Among the most notable developments for IMG Media in 2017 were two landmark football deals: winning a four-year contract to market the commercial rights for South American football federation Conmebol in a joint venture with Perform, and securing a three-year deal for the exclusive global media rights for Italy’s Serie A. Francini was reportedly instrumental in the latter deal, having delivered a powerful presentation to the heads of the Serie A clubs in his native Italian.
“Serie A was a huge deal for them,” says Robin Jellis, editor of sister title TV Sports Markets. “Ioris has personally lobbied the clubs for years and was the driving force behind them getting that contract.”
Under Francini’s guidance, IMG also broke the sales world record for the international market for a boxing fight with the Floyd Mayweather/Conor McGregor crossover event in Las Vegas. With just three and half weeks to sell the fight, the agency smashed through every one of its higher-end targets to agree 63 deals and arrangements, distributing across every single market on the planet. As the fight then introduced boxing fans and neophytes to McGregor and the UFC, the agency was a major beneficiary having purchased the mixed martial arts property in 2016.

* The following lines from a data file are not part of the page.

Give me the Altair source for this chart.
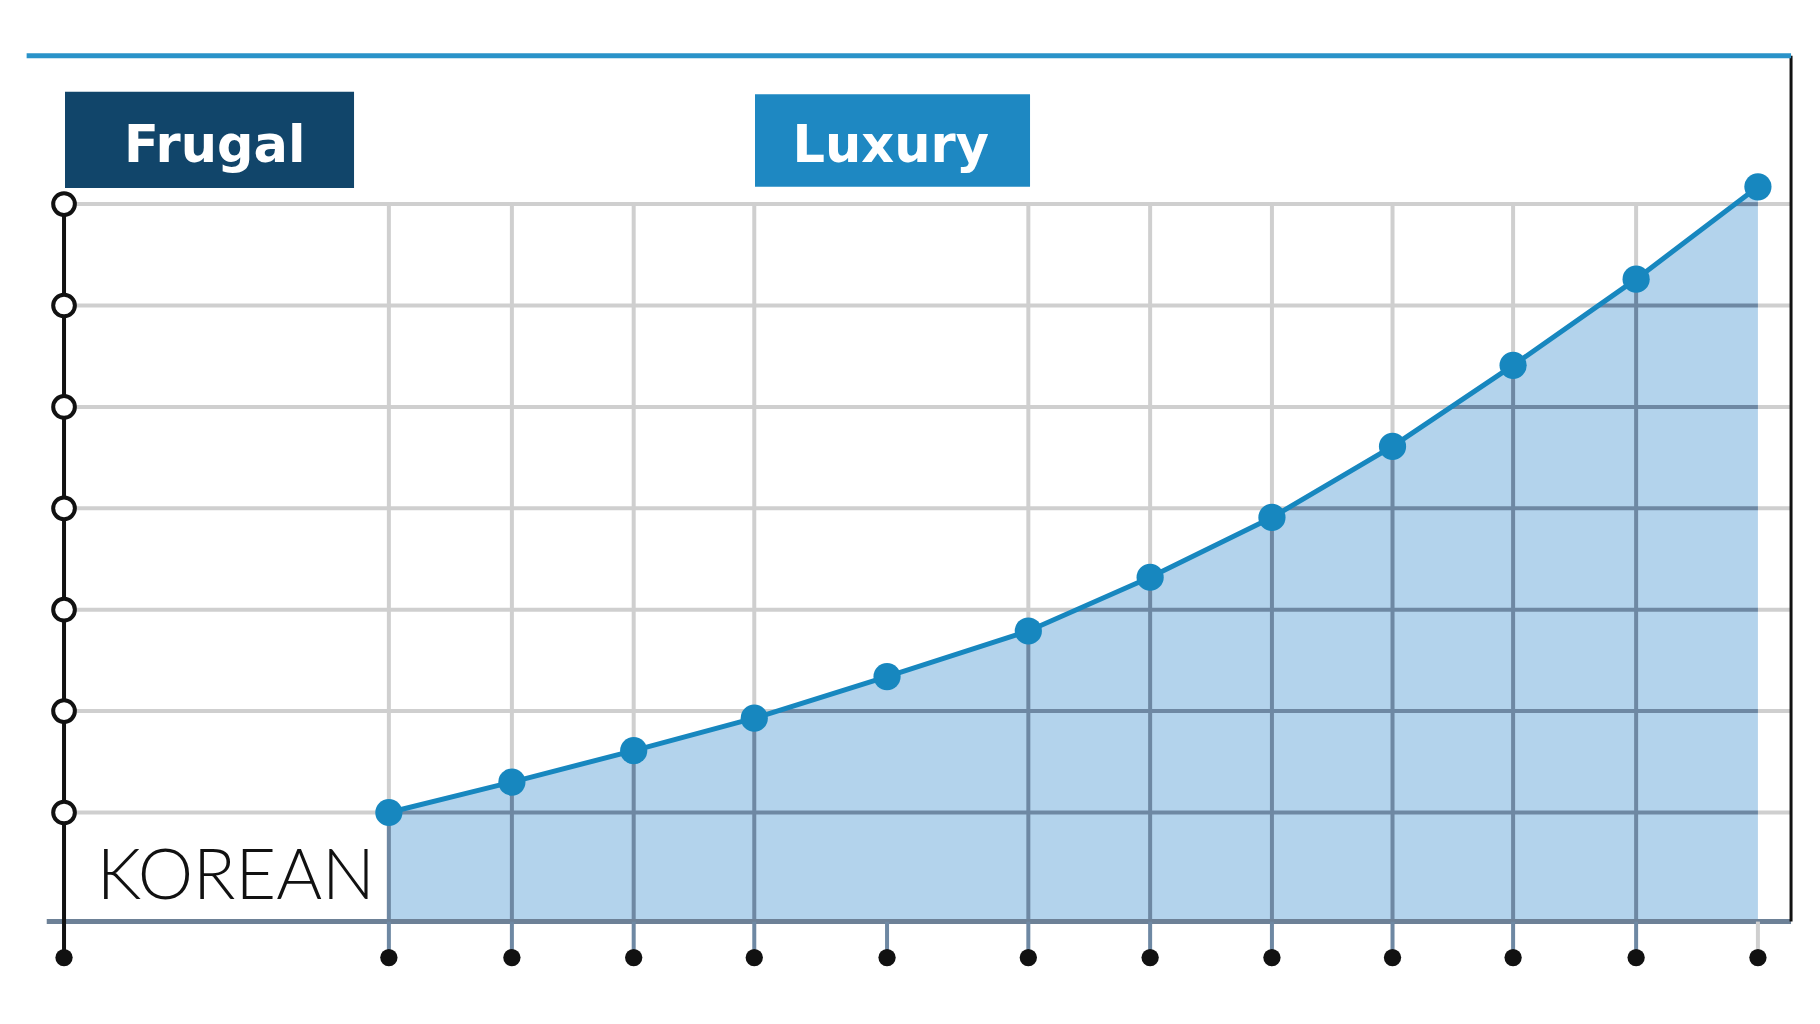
import altair as alt
import pandas as pd
import numpy as np

# ---- data ----
x_vals = [1.0, 2.01, 3.01, 4.0, 5.09, 6.25, 7.25, 8.25, 9.24, 10.23, 11.24, 12.24]
y_vals = [1.0, 1.30, 1.61, 1.93, 2.34, 2.79, 3.32, 3.91, 4.61, 5.41, 6.26, 7.17]
has_grid = [True, True, True, True, False, True, True, True, True, True, True, False]
levels = [1, 2, 3, 4, 5, 6, 7]
box_labels = ["Frugal", "Luxury"]
corner_label = "KOREAN"

# ---- layout constants (in scale units) ----
X_DOMAIN = [-2.127, 12.684]
Y_DOMAIN = [-1.007, 8.934]
BASE = -0.076
DOT_Y = -0.431
AXIS_X = -1.667
RIGHT_X = 12.512
TOP_Y = 8.464
TOP_LEFT = -1.974
BASE_LEFT = -1.809

BLUE = "#1787bf"
AREA = "#b3d3ec"
DARK_GRID = "#6e88a3"
LIGHT_GRID = "#cfcfcf"

xs = alt.Scale(domain=X_DOMAIN, nice=False, zero=False)
ys = alt.Scale(domain=Y_DOMAIN, nice=False, zero=False)


def X(f="x"):
    return alt.X(f + ":Q", scale=xs, axis=None)


def Y(f="y"):
    return alt.Y(f + ":Q", scale=ys, axis=None)


pts = pd.DataFrame({"x": x_vals, "y": y_vals, "grid": has_grid})
pts["base"] = BASE
pts["dot"] = DOT_Y
pts["top"] = levels[-1]
pts["tick_color"] = [DARK_GRID if i < len(x_vals) - 1 else LIGHT_GRID for i in range(len(x_vals))]
grid_pts = pts[pts["grid"]]

# light horizontal grid
hgrid = pd.DataFrame({"y": levels, "x": AXIS_X, "x2": RIGHT_X})
light_h = alt.Chart(hgrid).mark_rule(color=LIGHT_GRID, strokeWidth=4).encode(
    x=X(), x2="x2:Q", y=Y())
light_v = alt.Chart(grid_pts).mark_rule(color=LIGHT_GRID, strokeWidth=4).encode(
    x=X(), y=Y("top"), y2="base:Q")

area = alt.Chart(pts).mark_area(color=AREA, opacity=1).encode(
    x=X(), y=Y(), y2="base:Q")

dark_v = alt.Chart(grid_pts).mark_rule(color=DARK_GRID, strokeWidth=4).encode(
    x=X(), y=Y("base"), y2="y:Q")

# horizontal dark segments inside the area: from where the line crosses each level
cross = np.interp(levels, y_vals, x_vals)
dh = pd.DataFrame({"y": levels, "x": cross, "x2": x_vals[-1]})
dark_h = alt.Chart(dh).mark_rule(color=DARK_GRID, strokeWidth=4).encode(
    x=X(), x2="x2:Q", y=Y())

bottom_axis = alt.Chart(pd.DataFrame({"y": [BASE], "x": [BASE_LEFT], "x2": [RIGHT_X]})).mark_rule(
    color="#6d8197", strokeWidth=5).encode(x=X(), x2="x2:Q", y=Y())

ticks = alt.Chart(pts).mark_rule(strokeWidth=4).encode(
    x=X(), y=Y("base"), y2="dot:Q", color=alt.Color("tick_color:N", scale=None))

line = alt.Chart(pts).mark_line(color=BLUE, strokeWidth=5).encode(x=X(), y=Y())
points = alt.Chart(pts).mark_circle(color=BLUE, size=740, opacity=1).encode(x=X(), y=Y())

yaxis_line = alt.Chart(pd.DataFrame({"x": [AXIS_X], "y": [levels[-1]], "y2": [DOT_Y]})).mark_rule(
    color="#111111", strokeWidth=4).encode(x=X(), y=Y(), y2="y2:Q")

open_c = alt.Chart(pd.DataFrame({"x": AXIS_X, "y": levels})).mark_point(
    shape="circle", filled=True, fill="white", stroke="#111111", strokeWidth=4,
    size=470, opacity=1).encode(x=X(), y=Y())

dots_df = pd.DataFrame({"x": [AXIS_X] + x_vals, "y": DOT_Y})
dots = alt.Chart(dots_df).mark_circle(color="#111111", size=300, opacity=1).encode(x=X(), y=Y())

right_border = alt.Chart(pd.DataFrame({"x": [RIGHT_X], "y": [TOP_Y], "y2": [BASE]})).mark_rule(
    color="#111111", strokeWidth=3).encode(x=X(), y=Y(), y2="y2:Q")

top_line = alt.Chart(pd.DataFrame({"x": [TOP_LEFT], "x2": [RIGHT_X], "y": [TOP_Y]})).mark_rule(
    color="#2a93c9", strokeWidth=5).encode(x=X(), x2="x2:Q", y=Y())

boxes_df = pd.DataFrame({
    "label": box_labels,
    "x": [-1.659, 4.006], "x2": [0.714, 6.264],
    "y": [8.109, 8.083], "y2": [7.159, 7.172],
    "fill": ["#11456a", "#1e88c2"],
    "tx": [-0.43, 5.12], "ty": [7.418, 7.418],
})
boxes = alt.Chart(boxes_df).mark_rect(opacity=1).encode(
    x=X(), x2="x2:Q", y=Y(), y2="y2:Q", color=alt.Color("fill:N", scale=None))
box_text = alt.Chart(boxes_df).mark_text(
    font="DejaVu Sans", fontWeight="bold", fontSize=51, color="white",
    align="center", baseline="alphabetic").encode(x=X("tx"), y=Y("ty"), text="label:N")

korean = alt.Chart(pd.DataFrame({"x": [-1.399], "y": [0.144], "t": [corner_label]})).mark_text(
    font="Lato", fontWeight=300, fontSize=70, color="#111111",
    align="left", baseline="alphabetic").encode(x=X(), y=Y(), text="t:N")

chart = alt.layer(
    light_h, light_v, area, dark_v, dark_h, bottom_axis, ticks, line, points,
    yaxis_line, open_c, dots, right_border, top_line, boxes, box_text, korean
).properties(
    width=1804, height=1008, autosize=alt.AutoSizeParams(type="none"), padding=0,
    background="white"
).configure_view(stroke=None)

chart.save("out.html", embed_options={"renderer": "svg", "actions": False})
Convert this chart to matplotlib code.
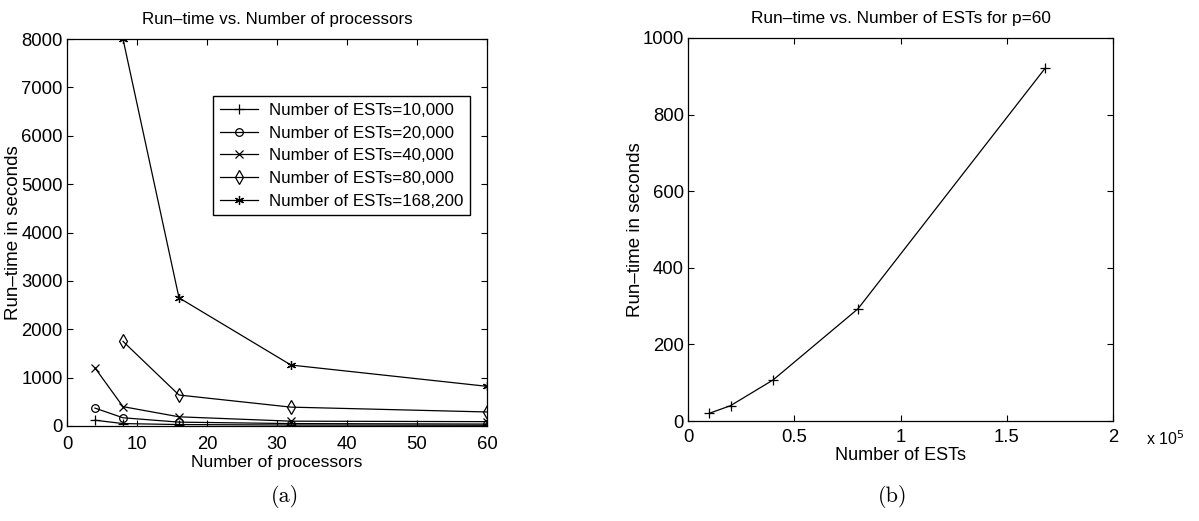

2017 was also the year the agency took the decision to rebrand its sports archive business to IMG Replay to reflect the broadening scope of its services. The new platform includes the addition of daily sports clips from sports news video agency SNTV and mixed martial arts content from the UFC, with plans to expand with content from entertainment and fashion properties from the wider WME-IMG resources.
Most recently, IMG partnered with the FIVB to launch the new Volleyball Nations League. The latter undertaking leverages the model of IMG's successful reformatting of Euroleague basketball, which has seen larger attendances and more competitive games. The wide-ranging optimisations and enhancements have resulted in larger TV audiences, better deals with sponsors and a number of improved media-rights contracts.